A very long instruction word (VLIW) processor or wide-issue processor is a processor operable to execute program instructions in parallel, i.e., to start execution of more than one instruction at the same time.
For many applications, such as image or video processing or other data processing applications, massive parallel execution of instructions efficiently reduces processing time. Parallel processing, in comparison to serial processing, usually requires more hardware resources such as execution units or processing cores arranged to process instructions independently from each other. It may also require more memory resources, e.g., random access memory, cache and registers, for storing processed data, as well as for storing and addressing an increased amount of instructions, i.e., an extended instruction set. In other words, the memory footprint or amount of memory a program occupies when being executed may increase.

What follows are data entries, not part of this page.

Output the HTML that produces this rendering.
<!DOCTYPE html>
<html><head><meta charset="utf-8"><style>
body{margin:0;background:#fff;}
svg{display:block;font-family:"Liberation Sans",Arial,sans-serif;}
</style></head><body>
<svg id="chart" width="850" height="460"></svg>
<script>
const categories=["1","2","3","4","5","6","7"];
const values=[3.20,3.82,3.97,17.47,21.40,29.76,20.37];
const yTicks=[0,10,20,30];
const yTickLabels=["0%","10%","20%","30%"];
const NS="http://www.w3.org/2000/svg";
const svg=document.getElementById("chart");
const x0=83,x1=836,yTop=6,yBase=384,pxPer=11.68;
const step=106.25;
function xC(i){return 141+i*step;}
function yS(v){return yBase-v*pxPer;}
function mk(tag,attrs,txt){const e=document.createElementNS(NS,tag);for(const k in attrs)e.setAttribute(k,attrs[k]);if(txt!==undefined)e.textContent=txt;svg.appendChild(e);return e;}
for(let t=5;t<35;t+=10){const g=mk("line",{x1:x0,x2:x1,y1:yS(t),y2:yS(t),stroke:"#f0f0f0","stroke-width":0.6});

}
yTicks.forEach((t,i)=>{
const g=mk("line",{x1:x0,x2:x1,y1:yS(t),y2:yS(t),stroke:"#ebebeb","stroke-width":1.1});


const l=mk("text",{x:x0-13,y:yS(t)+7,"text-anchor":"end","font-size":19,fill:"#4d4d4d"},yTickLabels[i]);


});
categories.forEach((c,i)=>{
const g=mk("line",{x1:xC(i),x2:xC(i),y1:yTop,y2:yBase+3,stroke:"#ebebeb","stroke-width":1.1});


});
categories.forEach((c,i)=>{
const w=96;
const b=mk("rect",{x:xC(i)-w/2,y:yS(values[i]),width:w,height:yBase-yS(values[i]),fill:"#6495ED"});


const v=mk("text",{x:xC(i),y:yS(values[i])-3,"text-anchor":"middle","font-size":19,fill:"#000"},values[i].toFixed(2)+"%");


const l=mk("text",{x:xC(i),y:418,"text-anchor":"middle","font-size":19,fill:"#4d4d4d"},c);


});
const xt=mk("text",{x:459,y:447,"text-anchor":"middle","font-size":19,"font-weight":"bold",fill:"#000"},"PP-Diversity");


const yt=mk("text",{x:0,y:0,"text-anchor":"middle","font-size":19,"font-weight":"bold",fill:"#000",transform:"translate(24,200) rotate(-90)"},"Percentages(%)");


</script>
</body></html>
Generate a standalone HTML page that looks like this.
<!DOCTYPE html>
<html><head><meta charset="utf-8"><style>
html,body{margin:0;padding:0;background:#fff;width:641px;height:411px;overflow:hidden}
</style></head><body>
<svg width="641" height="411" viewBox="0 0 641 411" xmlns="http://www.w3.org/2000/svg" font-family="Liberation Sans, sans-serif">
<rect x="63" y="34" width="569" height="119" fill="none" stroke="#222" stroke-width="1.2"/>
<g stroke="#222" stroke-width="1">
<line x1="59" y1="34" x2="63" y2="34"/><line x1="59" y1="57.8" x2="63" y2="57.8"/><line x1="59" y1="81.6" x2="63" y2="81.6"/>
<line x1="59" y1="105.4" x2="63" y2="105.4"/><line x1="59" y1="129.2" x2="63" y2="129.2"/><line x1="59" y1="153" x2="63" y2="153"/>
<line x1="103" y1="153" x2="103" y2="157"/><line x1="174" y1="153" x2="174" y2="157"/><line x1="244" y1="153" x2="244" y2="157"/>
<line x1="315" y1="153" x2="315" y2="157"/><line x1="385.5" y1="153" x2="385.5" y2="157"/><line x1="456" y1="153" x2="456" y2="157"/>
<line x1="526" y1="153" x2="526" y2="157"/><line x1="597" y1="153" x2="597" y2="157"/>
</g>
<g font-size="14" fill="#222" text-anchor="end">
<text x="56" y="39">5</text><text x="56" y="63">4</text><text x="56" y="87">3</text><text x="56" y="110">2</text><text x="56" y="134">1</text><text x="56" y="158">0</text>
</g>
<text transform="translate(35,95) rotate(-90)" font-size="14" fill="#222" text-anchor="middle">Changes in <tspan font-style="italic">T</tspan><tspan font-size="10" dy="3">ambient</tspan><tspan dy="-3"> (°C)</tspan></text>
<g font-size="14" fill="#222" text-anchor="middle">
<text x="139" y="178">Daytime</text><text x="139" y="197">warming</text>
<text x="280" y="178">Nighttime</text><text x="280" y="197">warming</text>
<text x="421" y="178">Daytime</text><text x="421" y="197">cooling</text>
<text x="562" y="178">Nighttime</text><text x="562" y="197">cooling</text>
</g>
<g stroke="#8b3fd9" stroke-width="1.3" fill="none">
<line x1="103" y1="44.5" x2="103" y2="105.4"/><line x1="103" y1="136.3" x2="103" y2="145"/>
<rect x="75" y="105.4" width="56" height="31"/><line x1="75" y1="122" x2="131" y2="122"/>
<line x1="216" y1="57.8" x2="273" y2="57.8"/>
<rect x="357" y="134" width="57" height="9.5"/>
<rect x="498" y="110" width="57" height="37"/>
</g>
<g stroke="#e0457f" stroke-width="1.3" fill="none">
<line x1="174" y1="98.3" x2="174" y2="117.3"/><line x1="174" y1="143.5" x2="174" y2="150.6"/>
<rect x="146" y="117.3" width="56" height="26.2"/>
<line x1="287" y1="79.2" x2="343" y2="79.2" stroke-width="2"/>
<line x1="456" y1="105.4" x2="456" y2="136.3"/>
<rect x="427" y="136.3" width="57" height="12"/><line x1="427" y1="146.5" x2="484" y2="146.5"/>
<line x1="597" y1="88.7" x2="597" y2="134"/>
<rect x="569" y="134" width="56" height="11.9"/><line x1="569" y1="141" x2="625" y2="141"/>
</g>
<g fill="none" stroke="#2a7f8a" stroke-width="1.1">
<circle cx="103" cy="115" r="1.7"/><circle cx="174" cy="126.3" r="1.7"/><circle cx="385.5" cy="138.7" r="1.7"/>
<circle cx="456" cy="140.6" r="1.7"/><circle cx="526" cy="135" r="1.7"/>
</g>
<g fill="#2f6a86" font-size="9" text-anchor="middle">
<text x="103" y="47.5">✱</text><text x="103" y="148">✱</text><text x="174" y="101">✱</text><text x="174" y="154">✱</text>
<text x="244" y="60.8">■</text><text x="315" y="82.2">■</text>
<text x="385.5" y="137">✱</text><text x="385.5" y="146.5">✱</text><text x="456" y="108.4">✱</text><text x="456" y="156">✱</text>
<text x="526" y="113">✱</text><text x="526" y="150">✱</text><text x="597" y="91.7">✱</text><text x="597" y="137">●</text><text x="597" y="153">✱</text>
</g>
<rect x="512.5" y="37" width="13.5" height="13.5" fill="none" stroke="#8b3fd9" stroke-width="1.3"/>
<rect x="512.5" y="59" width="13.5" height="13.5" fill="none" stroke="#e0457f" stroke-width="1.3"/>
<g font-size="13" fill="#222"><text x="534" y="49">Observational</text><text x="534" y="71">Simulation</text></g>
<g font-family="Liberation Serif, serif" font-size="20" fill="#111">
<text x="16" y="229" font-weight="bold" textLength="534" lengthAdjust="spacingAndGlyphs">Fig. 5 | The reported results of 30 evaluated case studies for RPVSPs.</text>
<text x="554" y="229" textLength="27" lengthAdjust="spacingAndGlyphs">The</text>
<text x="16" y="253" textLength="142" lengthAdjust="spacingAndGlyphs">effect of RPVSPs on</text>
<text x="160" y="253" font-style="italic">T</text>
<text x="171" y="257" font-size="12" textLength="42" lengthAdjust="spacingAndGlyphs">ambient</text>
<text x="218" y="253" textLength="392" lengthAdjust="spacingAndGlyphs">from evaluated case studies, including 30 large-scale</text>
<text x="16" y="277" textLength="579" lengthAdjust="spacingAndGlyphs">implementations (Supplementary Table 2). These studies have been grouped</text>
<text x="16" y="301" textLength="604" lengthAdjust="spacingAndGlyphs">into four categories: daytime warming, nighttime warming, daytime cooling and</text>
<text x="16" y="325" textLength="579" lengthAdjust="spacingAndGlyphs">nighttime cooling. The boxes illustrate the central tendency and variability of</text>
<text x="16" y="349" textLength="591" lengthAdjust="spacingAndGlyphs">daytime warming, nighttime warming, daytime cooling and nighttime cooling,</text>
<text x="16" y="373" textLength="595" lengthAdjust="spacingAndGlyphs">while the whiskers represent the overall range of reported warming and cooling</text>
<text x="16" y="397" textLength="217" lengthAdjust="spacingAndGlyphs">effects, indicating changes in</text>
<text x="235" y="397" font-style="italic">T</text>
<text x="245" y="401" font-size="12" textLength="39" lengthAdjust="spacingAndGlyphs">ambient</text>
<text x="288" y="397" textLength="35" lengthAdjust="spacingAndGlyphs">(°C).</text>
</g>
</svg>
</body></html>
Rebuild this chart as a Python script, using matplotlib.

Each instruction of an instruction set of a processor instructs the processor to execute a corresponding operation and is encoded using an opcode that specifies the operation to be performed, often combined with specifiers or addresses of locations of operands or data to be used when executing the operation.
An extended instruction set may, for example, be encoded using an enlarged encoding space, i.e., by uniformly providing more bits for encoding each instruction to implement a “full” encoding scheme. This may, for example, be useful in case of evenly distributed probabilities for most or all instructions to occur when executing a typical application of the particular processor. Other instruction encoding schemes may contain a trade off between size of encoded instructions and, for example, the amount of operands encoded within an instruction or orthogonality of operands.
In U.S. Pat. No. 5,922,065, a processor utilizing a template field for encoding instruction sequences in a wide-word format is shown. The instructions are encoded in 128 bit wide bundles, wherein it is defined which execution unit type of a processor will execute the particular instruction to allow simultaneous execution of sequential instructions.